● **Exercise goal**
Can you set down, exactly as they appear below, the lines from the opening of the material through the one bearing "const legendValues = ['0.1', '1.0', '10.0'];", minus the pictures?

● **Recorded data**
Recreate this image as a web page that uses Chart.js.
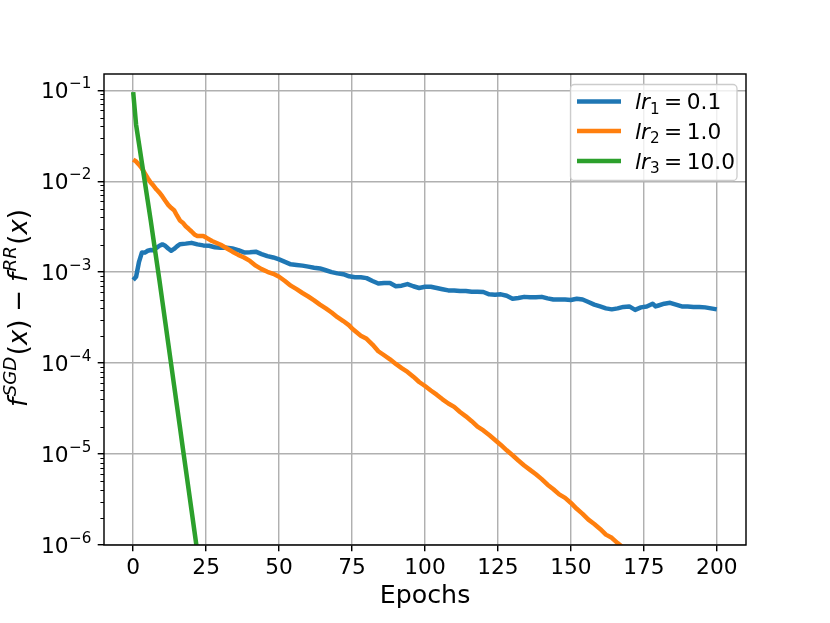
<!DOCTYPE html>
<html>
<head>
<meta charset="utf-8">
<script src="https://cdn.jsdelivr.net/npm/chart.js@4.4.0/dist/chart.umd.min.js"></script>
<style>
html,body{margin:0;padding:0;background:#fff;}
canvas{display:block;}
</style>
</head>
<body>
<canvas id="c" width="830" height="623"></canvas>
<script>
// ---------------- DATA ----------------
const xTickValues = [0, 25, 50, 75, 100, 125, 150, 175, 200];
const yTickValues = [1e-6, 1e-5, 1e-4, 1e-3, 1e-2, 1e-1];
const yTickExponents = ['−6', '−5', '−4', '−3', '−2', '−1'];

const legendSubs = ['1', '2', '3'];
const legendValues = ['0.1', '1.0', '10.0'];

const blueEpochs = [0,1,2,3,4,5,6,7,8,9,10,11,12,13,14,15,16,18,20,22,24,26,28,30,32,34,36,38,40,42,44,46,48,50,52,54,56,58,60,62,64,66,68,70,72,74,76,78,80,82,84,86,88,90,92,94,96,98,100,102,104,106,108,110,112,114,116,118,120,122,124,126,128,130,132,134,136,138,140,142,144,146,148,150,152,154,156,158,160,162,164,166,168,170,172,174,176,178,179,180,182,184,186,188,190,192,194,196,198,200];
const blueValues = [8.2e-4,8.9e-4,1.3e-3,1.65e-3,1.64e-3,1.72e-3,1.75e-3,1.74e-3,1.85e-3,1.95e-3,2.02e-3,1.95e-3,1.82e-3,1.72e-3,1.8e-3,1.92e-3,2.03e-3,2.06e-3,2.1e-3,2.02e-3,1.97e-3,1.95e-3,1.88e-3,1.85e-3,1.86e-3,1.82e-3,1.75e-3,1.65e-3,1.66e-3,1.68e-3,1.58e-3,1.5e-3,1.45e-3,1.38e-3,1.3e-3,1.22e-3,1.2e-3,1.18e-3,1.15e-3,1.12e-3,1.1e-3,1.05e-3,1.0e-3,9.7e-4,9.5e-4,9.0e-4,8.8e-4,8.8e-4,8.6e-4,8.0e-4,7.5e-4,7.6e-4,7.6e-4,7.0e-4,7.1e-4,7.4e-4,7.0e-4,6.7e-4,6.9e-4,6.9e-4,6.7e-4,6.5e-4,6.3e-4,6.3e-4,6.2e-4,6.2e-4,6.1e-4,6.1e-4,6.05e-4,5.7e-4,5.65e-4,5.7e-4,5.5e-4,5.1e-4,5.2e-4,5.35e-4,5.3e-4,5.3e-4,5.35e-4,5.15e-4,5.0e-4,5.0e-4,5.0e-4,4.95e-4,5.1e-4,5.0e-4,4.7e-4,4.4e-4,4.2e-4,4.0e-4,3.9e-4,4.0e-4,4.15e-4,4.2e-4,3.85e-4,4.1e-4,4.2e-4,4.5e-4,4.2e-4,4.3e-4,4.5e-4,4.6e-4,4.4e-4,4.2e-4,4.2e-4,4.15e-4,4.15e-4,4.1e-4,4.0e-4,3.9e-4];

const orangeEpochs = [0,1,2,3,4,5,6,7,8,9,10,11,12,13,14,15,16,17,18,19,20,21,22,24,25,27,30,32,34,36,38,40,42,44,46,48,50,52,54,56,58,60,62,64,66,68,70,72,74,75,78,80,82,84,86,88,90,92,94,96,98,100,102,104,106,108,110,112,114,116,118,120,122,124,126,128,130,132,134,136,138,140,142,144,146,148,150,152,154,156,158,160,162,164,166,168,170];
const orangeValues = [0.0173,0.0165,0.0152,0.0138,0.0122,0.0108,0.0097,0.0089,0.0081,0.0075,0.0068,0.0061,0.0055,0.0051,0.0048,0.0042,0.0037,0.0035,0.0032,0.0030,0.0028,0.0026,0.0025,0.0025,0.0024,0.0022,0.0020,0.00183,0.00168,0.00155,0.00145,0.00133,0.00118,0.00108,0.00101,0.00096,0.00089,0.00080,0.00071,0.00065,0.00059,0.00054,0.00049,0.00044,0.00040,0.00036,0.00032,0.00029,0.00026,0.00024,0.00020,0.000185,0.000160,0.000135,0.000122,0.000110,0.000098,0.000088,0.000080,0.000071,0.000062,0.000056,0.000050,0.000045,0.000040,0.000036,0.000033,0.000029,0.000026,0.000023,0.000020,0.0000182,0.0000162,0.0000143,0.0000126,0.0000110,0.0000097,0.0000085,0.0000075,0.0000067,0.0000060,0.0000053,0.0000046,0.0000041,0.0000036,0.0000033,0.0000029,0.0000025,0.0000022,0.0000019,0.0000017,0.0000015,0.0000013,0.0000012,0.00000105,0.00000093,0.00000082];

const greenEpochs = [0,1,2,3,4,5,6,7,8,9,10,11,12,13,14,15,16,17,18,19,20,21,22];
const greenValues = [0.0955,0.0417,0.0257,0.0158,0.00977,0.00603,0.00372,0.00224,0.00135,8.13e-4,4.79e-4,2.82e-4,1.66e-4,9.77e-5,5.75e-5,3.39e-5,2.0e-5,1.17e-5,6.92e-6,4.07e-6,2.4e-6,1.41e-6,8.3e-7];

// ---------------- STYLE ----------------
const COLORS = ['#1f77b4', '#ff7f0e', '#2ca02c'];
const FONT = '"DejaVu Sans", "Liberation Sans", sans-serif';
const TICK_PX = 21.7;
const LABEL_PX = 26;
const LW = 4.5;

function pts(xs, ys) { return xs.map((x, i) => ({x: x, y: ys[i]})); }

function fontStr(size, italic) { return (italic ? 'italic ' : '') + size + 'px ' + FONT; }

function runsWidth(ctx, runs) {
  let w = 0;
  runs.forEach(r => { ctx.font = fontStr(r.size, r.italic); w += (r.dx || 0) + ctx.measureText(r.t).width; });
  return w;
}
function drawRuns(ctx, runs, x, y) {
  let cx = x;
  runs.forEach(r => {
    ctx.font = fontStr(r.size, r.italic);
    cx += (r.dx || 0);
    ctx.fillText(r.t, cx, y + (r.dy || 0));
    cx += ctx.measureText(r.t).width;
  });
}

const decorPlugin = {
  id: 'decor',
  afterDraw(chart) {
    const ctx = chart.ctx;
    const a = chart.chartArea;
    const ys = chart.scales.y;
    ctx.save();
    ctx.fillStyle = '#000';
    ctx.strokeStyle = '#000';
    // frame
    ctx.lineWidth = 1.44;
    ctx.strokeRect(a.left, a.top, a.right - a.left, a.bottom - a.top);
    // minor y ticks
    ctx.lineWidth = 1.0;
    for (let d = -6; d <= -1; d++) {
      for (let k = 2; k <= 9; k++) {
        const v = k * Math.pow(10, d);
        if (v > ys.max) continue;
        const py = Math.round(ys.getPixelForValue(v)) + 0.5;
        ctx.beginPath(); ctx.moveTo(a.left - 3.6, py); ctx.lineTo(a.left, py); ctx.stroke();
      }
    }
    // y tick labels
    ctx.textAlign = 'left';
    ctx.textBaseline = 'alphabetic';
    yTickValues.forEach((v, i) => {
      const py = ys.getPixelForValue(v);
      const runs = [
        {t: '10', size: TICK_PX},
        {t: yTickExponents[i], size: TICK_PX * 0.7, dy: -TICK_PX * 0.45, dx: 0.5}
      ];
      const w = runsWidth(ctx, runs);
      drawRuns(ctx, runs, a.left - 12.6 - w, py + TICK_PX * 0.729 / 2);
    });
    // x label
    ctx.font = fontStr(25.3, false);
    ctx.textAlign = 'center';
    ctx.fillText('Epochs', (a.left + a.right) / 2, 603);
    // y label (rotated)
    ctx.textAlign = 'left';
    const s = LABEL_PX, ss = LABEL_PX * 0.7;
    const yl = [
      {t: 'f', size: s, italic: true},
      {t: 'SGD', size: ss, italic: true, dy: -s * 0.42, dx: 1.5},
      {t: '(', size: s, dx: 1.5},
      {t: 'x', size: s, italic: true},
      {t: ')', size: s},
      {t: '−', size: s, dx: s * 0.3},
      {t: 'f', size: s, italic: true, dx: s * 0.3},
      {t: 'RR', size: ss, italic: true, dy: -s * 0.42, dx: 1.5},
      {t: '(', size: s, dx: 1.5},
      {t: 'x', size: s, italic: true},
      {t: ')', size: s}
    ];
    const wl = runsWidth(ctx, yl);
    ctx.save();
    ctx.translate(27, 308);
    ctx.rotate(-Math.PI / 2);
    drawRuns(ctx, yl, -wl / 2, 0);
    ctx.restore();
    // legend
    const L = {x: 570.5, y: 84.5, w: 166.5, h: 96, r: 4};
    ctx.beginPath();
    ctx.moveTo(L.x + L.r, L.y);
    ctx.arcTo(L.x + L.w, L.y, L.x + L.w, L.y + L.h, L.r);
    ctx.arcTo(L.x + L.w, L.y + L.h, L.x, L.y + L.h, L.r);
    ctx.arcTo(L.x, L.y + L.h, L.x, L.y, L.r);
    ctx.arcTo(L.x, L.y, L.x + L.w, L.y, L.r);
    ctx.closePath();
    ctx.fillStyle = 'rgba(255,255,255,0.8)';
    ctx.fill();
    ctx.strokeStyle = '#cccccc';
    ctx.lineWidth = 1.3;
    ctx.stroke();
    const rowY = [101.5, 131, 161];
    ctx.fillStyle = '#000';
    chart.data.datasets.forEach((ds, i) => {
      ctx.strokeStyle = ds.borderColor;
      ctx.lineWidth = LW;
      ctx.lineCap = 'butt';
      ctx.beginPath(); ctx.moveTo(577, rowY[i]); ctx.lineTo(621, rowY[i]); ctx.stroke();
      const runs = [
        {t: 'lr', size: TICK_PX, italic: true},
        {t: legendSubs[i], size: TICK_PX * 0.7, dy: TICK_PX * 0.2, dx: 0},
        {t: '=', size: TICK_PX, dx: 4.5},
        {t: legendValues[i], size: TICK_PX, dx: 4.5}
      ];
      drawRuns(ctx, runs, 635, rowY[i] + TICK_PX * 0.729 / 2);
    });
    ctx.restore();
  }
};

new Chart(document.getElementById('c'), {
  type: 'line',
  data: {
    datasets: [
      {label: 'lr1 = 0.1', data: pts(blueEpochs, blueValues), borderColor: COLORS[0], order: 2},
      {label: 'lr2 = 1.0', data: pts(orangeEpochs, orangeValues), borderColor: COLORS[1], order: 1},
      {label: 'lr3 = 10.0', data: pts(greenEpochs, greenValues), borderColor: COLORS[2], order: 0}
    ].map(d => Object.assign(d, {borderWidth: LW, pointRadius: 0, tension: 0, fill: false, clip: 0, borderJoinStyle: 'round', borderCapStyle: 'butt'}))
  },
  options: {
    responsive: false,
    devicePixelRatio: 1,
    animation: false,
    layout: {padding: {left: 0, top: 74, right: 84, bottom: 0}},
    plugins: {legend: {display: false}, tooltip: {enabled: false}},
    scales: {
      x: {
        type: 'linear', min: -10, max: 210,
        afterBuildTicks: s => { s.ticks = xTickValues.map(v => ({value: v})); },
        afterFit: s => { s.height = 78; },
        ticks: {font: {family: FONT, size: TICK_PX}, color: '#000', padding: 4, maxRotation: 0, autoSkip: false},
        grid: {color: '#b0b0b0', lineWidth: 1.44, drawTicks: true, tickLength: 6.3, tickColor: '#000', tickWidth: 1.44},
        border: {display: false}
      },
      y: {
        type: 'logarithmic', min: 1e-6, max: 0.151,
        afterBuildTicks: s => { s.ticks = yTickValues.map(v => ({value: v})); },
        afterFit: s => { s.width = 104; },
        ticks: {display: false},
        grid: {color: '#b0b0b0', lineWidth: 1.44, drawTicks: true, tickLength: 6.3, tickColor: '#000', tickWidth: 1.44},
        border: {display: false}
      }
    }
  },
  plugins: [decorPlugin]
});
</script>
</body>
</html>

● **Exercise result**
Recreate this image as a web page that uses Chart.js.
<!DOCTYPE html>
<html>
<head>
<meta charset="utf-8">
<script src="https://cdn.jsdelivr.net/npm/chart.js@4.4.0/dist/chart.umd.min.js"></script>
<style>
html,body{margin:0;padding:0;background:#fff;}
canvas{display:block;}
</style>
</head>
<body>
<canvas id="c" width="830" height="623"></canvas>
<script>
// ---------------- DATA ----------------
const xTickValues = [0, 25, 50, 75, 100, 125, 150, 175, 200];
const yTickValues = [1e-6, 1e-5, 1e-4, 1e-3, 1e-2, 1e-1];
const yTickExponents = ['−6', '−5', '−4', '−3', '−2', '−1'];

const legendSubs = ['1', '2', '3'];
const legendValues = ['0.1', '1.0', '10.0'];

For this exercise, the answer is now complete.